**Goal:** Extract the lines of the material below, beginning with the first and ending with the line that holds "77.21, 84, 90]". Skip every picture.

**Available data:**
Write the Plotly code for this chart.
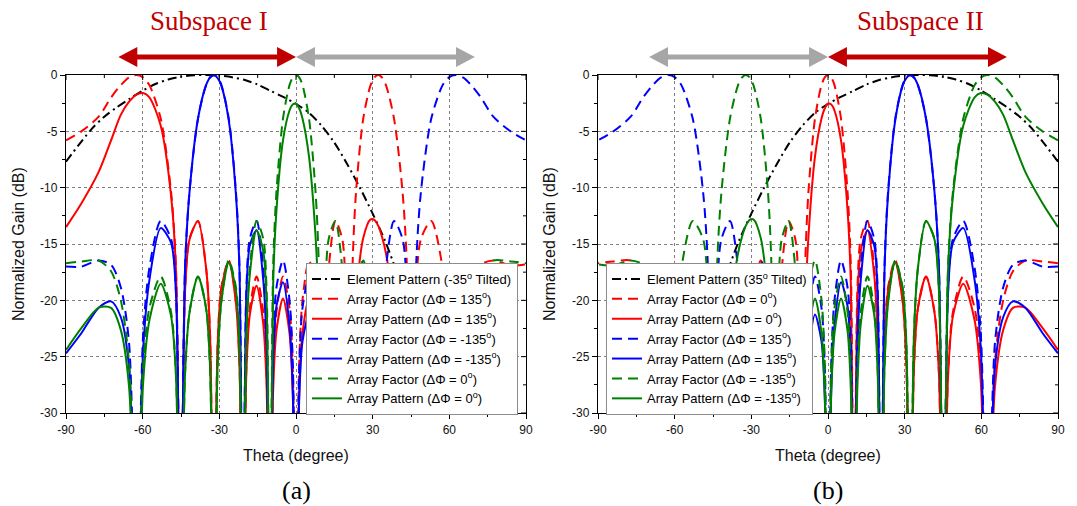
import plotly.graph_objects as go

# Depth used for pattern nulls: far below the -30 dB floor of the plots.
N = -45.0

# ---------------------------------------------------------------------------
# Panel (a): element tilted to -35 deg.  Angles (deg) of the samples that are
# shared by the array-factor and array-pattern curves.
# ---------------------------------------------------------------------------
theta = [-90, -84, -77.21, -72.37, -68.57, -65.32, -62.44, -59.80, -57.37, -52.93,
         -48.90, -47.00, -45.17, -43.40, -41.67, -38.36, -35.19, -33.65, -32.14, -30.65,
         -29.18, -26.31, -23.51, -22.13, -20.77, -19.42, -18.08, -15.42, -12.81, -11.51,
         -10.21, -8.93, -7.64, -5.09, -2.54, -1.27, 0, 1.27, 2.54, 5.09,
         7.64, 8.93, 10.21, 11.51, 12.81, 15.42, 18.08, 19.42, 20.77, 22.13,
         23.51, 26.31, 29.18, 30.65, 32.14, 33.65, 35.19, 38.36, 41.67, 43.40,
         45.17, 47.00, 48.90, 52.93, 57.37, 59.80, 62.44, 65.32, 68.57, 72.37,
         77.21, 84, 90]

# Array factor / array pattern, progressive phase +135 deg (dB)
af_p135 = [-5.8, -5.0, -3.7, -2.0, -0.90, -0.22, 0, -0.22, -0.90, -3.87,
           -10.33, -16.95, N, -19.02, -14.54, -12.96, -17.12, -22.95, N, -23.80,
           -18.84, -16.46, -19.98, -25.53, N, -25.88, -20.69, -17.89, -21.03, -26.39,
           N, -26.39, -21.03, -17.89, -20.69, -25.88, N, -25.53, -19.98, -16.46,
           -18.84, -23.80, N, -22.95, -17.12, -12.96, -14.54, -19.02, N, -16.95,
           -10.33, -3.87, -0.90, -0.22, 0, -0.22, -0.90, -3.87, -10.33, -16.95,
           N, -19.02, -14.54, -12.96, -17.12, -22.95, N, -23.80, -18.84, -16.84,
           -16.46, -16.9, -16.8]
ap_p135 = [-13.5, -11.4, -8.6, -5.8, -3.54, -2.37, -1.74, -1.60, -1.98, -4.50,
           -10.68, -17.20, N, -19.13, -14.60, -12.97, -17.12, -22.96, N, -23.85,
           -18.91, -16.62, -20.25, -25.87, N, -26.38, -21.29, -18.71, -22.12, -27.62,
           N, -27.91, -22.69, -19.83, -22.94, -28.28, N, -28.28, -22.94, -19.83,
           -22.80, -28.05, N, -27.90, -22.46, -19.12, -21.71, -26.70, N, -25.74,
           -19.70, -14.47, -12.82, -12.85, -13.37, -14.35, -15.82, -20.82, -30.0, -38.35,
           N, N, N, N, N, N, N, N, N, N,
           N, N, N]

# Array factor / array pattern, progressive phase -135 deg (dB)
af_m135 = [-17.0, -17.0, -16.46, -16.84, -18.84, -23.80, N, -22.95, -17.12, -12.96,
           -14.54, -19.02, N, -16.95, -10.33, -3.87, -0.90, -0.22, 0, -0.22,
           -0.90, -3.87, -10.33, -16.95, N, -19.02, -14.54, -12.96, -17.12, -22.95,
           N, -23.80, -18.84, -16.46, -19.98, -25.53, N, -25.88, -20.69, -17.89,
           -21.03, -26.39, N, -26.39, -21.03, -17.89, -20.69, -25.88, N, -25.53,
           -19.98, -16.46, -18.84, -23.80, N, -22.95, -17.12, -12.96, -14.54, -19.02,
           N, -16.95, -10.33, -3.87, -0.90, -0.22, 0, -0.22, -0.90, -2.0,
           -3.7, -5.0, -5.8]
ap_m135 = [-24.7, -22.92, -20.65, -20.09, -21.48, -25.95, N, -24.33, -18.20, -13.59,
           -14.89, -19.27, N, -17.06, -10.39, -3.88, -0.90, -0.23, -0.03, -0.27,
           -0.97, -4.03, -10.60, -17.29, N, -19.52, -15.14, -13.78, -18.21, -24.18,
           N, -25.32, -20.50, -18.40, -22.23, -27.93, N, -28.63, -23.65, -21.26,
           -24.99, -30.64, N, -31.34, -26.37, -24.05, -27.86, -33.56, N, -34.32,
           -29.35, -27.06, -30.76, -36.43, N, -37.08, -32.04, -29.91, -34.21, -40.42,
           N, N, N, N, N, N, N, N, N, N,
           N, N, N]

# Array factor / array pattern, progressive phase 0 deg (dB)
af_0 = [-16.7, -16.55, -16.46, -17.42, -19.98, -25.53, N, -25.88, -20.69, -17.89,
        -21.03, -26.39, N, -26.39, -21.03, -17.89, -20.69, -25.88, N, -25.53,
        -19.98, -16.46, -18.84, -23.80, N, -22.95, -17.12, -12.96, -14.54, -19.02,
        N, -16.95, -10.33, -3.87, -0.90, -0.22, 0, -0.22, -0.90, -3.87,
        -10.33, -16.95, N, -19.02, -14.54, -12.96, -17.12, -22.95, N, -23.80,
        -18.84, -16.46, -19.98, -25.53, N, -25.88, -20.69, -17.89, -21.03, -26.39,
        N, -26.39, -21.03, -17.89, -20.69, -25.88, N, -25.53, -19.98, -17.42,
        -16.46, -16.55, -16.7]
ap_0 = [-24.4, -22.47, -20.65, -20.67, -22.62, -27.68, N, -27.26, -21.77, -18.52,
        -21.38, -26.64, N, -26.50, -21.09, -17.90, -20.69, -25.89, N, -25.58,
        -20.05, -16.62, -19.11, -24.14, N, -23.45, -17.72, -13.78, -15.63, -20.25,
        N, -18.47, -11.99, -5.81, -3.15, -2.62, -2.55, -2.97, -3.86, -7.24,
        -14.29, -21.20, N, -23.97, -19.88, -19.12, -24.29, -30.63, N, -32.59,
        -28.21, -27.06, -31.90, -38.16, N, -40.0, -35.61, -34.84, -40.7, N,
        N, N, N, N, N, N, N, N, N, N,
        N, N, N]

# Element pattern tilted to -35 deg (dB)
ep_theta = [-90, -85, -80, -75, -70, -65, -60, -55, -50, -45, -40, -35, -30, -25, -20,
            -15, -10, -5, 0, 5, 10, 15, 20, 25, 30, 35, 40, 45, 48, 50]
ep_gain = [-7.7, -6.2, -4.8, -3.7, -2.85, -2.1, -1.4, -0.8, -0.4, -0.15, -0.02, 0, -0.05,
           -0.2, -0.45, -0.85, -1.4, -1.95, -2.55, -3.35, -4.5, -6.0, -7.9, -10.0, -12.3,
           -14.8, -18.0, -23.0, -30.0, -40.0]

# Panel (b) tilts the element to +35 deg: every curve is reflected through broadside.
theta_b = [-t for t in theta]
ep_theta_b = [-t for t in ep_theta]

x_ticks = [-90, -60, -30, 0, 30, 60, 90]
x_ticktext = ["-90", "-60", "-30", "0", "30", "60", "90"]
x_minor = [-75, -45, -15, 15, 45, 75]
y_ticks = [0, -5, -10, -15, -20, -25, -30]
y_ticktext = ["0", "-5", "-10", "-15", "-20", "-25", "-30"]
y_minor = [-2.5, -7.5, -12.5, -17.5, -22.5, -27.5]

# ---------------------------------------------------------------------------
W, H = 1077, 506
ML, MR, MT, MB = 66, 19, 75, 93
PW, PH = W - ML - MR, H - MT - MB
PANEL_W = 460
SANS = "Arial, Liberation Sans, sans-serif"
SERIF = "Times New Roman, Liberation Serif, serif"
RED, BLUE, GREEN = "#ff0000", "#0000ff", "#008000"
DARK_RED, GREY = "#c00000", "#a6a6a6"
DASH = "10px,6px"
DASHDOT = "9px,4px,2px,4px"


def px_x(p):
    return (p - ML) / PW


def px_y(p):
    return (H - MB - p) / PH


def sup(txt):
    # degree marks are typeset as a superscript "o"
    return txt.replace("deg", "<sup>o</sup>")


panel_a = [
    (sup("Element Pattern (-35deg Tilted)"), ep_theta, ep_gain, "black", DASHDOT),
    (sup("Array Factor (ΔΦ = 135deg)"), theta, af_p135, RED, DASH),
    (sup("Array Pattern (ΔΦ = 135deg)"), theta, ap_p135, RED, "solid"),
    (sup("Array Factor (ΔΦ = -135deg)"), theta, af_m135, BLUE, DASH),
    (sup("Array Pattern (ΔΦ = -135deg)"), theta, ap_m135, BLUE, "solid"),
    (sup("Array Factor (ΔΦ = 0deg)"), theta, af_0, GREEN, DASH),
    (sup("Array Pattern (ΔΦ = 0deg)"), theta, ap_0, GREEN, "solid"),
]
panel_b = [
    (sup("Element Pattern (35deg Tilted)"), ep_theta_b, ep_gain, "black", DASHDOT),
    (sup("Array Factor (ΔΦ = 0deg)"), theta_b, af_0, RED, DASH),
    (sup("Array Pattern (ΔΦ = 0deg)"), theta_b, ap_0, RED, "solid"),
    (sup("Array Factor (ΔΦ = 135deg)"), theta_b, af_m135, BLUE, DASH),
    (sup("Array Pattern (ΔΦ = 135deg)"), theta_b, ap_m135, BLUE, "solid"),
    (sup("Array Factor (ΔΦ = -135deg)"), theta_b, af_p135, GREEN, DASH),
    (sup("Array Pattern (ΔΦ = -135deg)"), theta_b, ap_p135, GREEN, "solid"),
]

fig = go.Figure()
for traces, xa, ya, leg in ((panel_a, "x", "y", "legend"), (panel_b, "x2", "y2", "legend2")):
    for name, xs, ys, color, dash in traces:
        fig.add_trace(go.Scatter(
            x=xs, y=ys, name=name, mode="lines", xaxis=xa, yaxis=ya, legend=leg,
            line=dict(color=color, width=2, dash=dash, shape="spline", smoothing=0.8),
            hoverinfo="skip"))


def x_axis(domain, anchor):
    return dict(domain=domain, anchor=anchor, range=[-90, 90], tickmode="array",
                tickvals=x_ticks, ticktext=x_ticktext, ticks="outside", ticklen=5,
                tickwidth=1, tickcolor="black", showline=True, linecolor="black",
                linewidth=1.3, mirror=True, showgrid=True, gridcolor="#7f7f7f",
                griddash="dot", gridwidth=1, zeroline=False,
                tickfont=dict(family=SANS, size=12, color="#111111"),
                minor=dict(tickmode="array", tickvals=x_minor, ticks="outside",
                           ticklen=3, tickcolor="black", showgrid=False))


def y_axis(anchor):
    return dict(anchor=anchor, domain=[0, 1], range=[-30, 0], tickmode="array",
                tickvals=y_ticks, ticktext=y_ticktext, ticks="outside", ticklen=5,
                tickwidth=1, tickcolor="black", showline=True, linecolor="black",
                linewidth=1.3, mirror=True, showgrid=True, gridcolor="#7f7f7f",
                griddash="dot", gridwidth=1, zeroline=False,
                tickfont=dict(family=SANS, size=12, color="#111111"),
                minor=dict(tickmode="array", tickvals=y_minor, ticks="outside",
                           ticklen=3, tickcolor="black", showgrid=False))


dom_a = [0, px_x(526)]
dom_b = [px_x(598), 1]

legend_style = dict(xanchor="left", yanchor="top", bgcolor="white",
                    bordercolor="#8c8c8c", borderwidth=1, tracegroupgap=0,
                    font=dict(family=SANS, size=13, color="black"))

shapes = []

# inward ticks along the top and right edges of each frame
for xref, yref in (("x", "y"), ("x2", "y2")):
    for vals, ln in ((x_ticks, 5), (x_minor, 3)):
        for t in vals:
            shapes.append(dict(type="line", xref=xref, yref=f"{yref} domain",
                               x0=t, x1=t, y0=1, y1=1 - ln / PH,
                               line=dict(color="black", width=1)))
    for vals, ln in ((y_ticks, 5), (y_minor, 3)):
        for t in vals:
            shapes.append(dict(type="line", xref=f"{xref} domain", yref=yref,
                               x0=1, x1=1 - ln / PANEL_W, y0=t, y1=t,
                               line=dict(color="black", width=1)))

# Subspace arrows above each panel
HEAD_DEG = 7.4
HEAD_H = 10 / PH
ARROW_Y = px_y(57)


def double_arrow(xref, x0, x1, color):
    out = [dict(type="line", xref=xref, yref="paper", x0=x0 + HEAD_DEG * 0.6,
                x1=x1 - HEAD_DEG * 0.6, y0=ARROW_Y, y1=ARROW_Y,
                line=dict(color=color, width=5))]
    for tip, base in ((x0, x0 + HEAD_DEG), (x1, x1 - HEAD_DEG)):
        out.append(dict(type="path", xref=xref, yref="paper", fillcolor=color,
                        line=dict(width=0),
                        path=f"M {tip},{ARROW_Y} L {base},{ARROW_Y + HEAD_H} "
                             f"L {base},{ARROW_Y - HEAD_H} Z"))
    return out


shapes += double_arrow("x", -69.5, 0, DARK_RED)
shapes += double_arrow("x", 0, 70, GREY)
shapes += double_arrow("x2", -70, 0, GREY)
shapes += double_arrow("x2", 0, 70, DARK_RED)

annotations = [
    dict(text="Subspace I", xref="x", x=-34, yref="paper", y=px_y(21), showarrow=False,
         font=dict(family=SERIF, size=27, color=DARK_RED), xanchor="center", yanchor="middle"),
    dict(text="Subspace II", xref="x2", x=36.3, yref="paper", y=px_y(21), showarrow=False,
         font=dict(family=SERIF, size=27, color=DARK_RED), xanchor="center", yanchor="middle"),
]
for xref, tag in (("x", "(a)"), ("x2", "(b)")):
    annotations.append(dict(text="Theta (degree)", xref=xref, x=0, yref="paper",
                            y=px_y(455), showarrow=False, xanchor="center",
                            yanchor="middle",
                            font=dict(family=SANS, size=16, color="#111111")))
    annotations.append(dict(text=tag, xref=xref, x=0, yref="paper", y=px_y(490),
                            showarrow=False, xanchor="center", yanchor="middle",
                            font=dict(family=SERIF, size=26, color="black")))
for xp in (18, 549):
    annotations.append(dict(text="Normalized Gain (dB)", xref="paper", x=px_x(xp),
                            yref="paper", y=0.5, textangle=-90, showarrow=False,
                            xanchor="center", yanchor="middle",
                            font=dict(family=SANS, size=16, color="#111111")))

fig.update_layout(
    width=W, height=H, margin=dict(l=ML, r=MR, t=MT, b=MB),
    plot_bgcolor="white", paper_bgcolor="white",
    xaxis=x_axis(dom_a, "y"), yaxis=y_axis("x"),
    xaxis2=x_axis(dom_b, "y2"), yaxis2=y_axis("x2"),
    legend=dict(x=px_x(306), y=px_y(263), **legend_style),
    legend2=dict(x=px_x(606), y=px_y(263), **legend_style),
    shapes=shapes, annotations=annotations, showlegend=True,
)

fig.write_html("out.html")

**The output:**
Write the Plotly code for this chart.
import plotly.graph_objects as go

# Depth used for pattern nulls: far below the -30 dB floor of the plots.
N = -45.0

# ---------------------------------------------------------------------------
# Panel (a): element tilted to -35 deg.  Angles (deg) of the samples that are
# shared by the array-factor and array-pattern curves.
# ---------------------------------------------------------------------------
theta = [-90, -84, -77.21, -72.37, -68.57, -65.32, -62.44, -59.80, -57.37, -52.93,
         -48.90, -47.00, -45.17, -43.40, -41.67, -38.36, -35.19, -33.65, -32.14, -30.65,
         -29.18, -26.31, -23.51, -22.13, -20.77, -19.42, -18.08, -15.42, -12.81, -11.51,
         -10.21, -8.93, -7.64, -5.09, -2.54, -1.27, 0, 1.27, 2.54, 5.09,
         7.64, 8.93, 10.21, 11.51, 12.81, 15.42, 18.08, 19.42, 20.77, 22.13,
         23.51, 26.31, 29.18, 30.65, 32.14, 33.65, 35.19, 38.36, 41.67, 43.40,
         45.17, 47.00, 48.90, 52.93, 57.37, 59.80, 62.44, 65.32, 68.57, 72.37,
         77.21, 84, 90]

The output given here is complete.